Another vendor sold glazed-brown puffy animal shapes on a skewer. I couldn’t quite tell what they were made from--animal bladders? Sugar? We only knew they were edible because someone walked by nibbling one.

Most of the food did not look particularly tasty or edible. However, I came across one vendor who was making Chinese versions of quesadillas--two tortillas with a filling inside. A boy was making the Chinese quesadillas on the street, and then frying them in a giant metal frying pan with lots of hot golden oil. They actually looked quite good--hot and freshly made--so we tried to order one, only to discover that you had to pay inside and they would cook your order outside. The result was something like having dumpling filling inside a quesadilla. Not bad, but tough to eat with chopsticks!
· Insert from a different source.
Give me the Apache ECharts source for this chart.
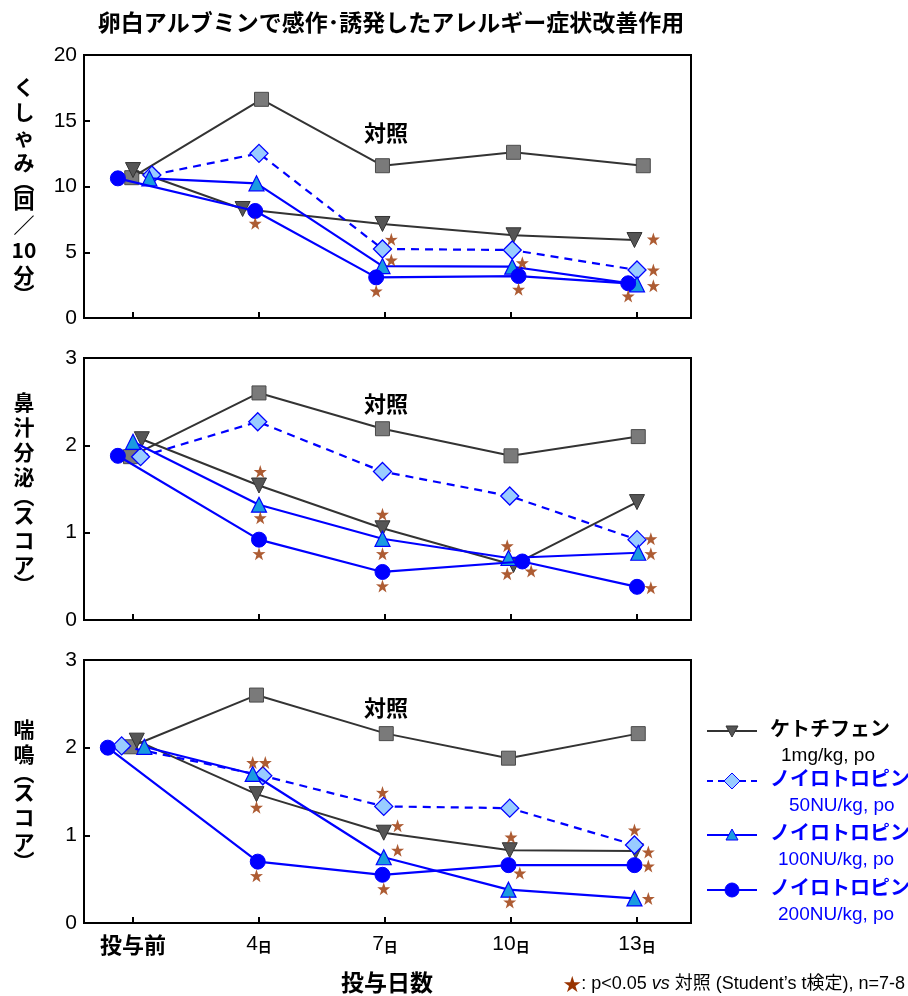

We wandered deeper and deeper into the Muslim Quarter, where the stalls ended and better shops appeared in narrow alleyways. I bought a t-shirt, and then we watched some masterful haggling by several American women who wanted a knock-off handbag.

After a lot of walking, and only a little purchasing, we headed back toward the bus stop and our hotel, tired but happy, and the end of our two days in Xi’an.

1 comment:

  1. I am so grateful for these blogs and photos. Brings back memories and the overwhelming feeling of awe for nature I felt at every turn while touring China.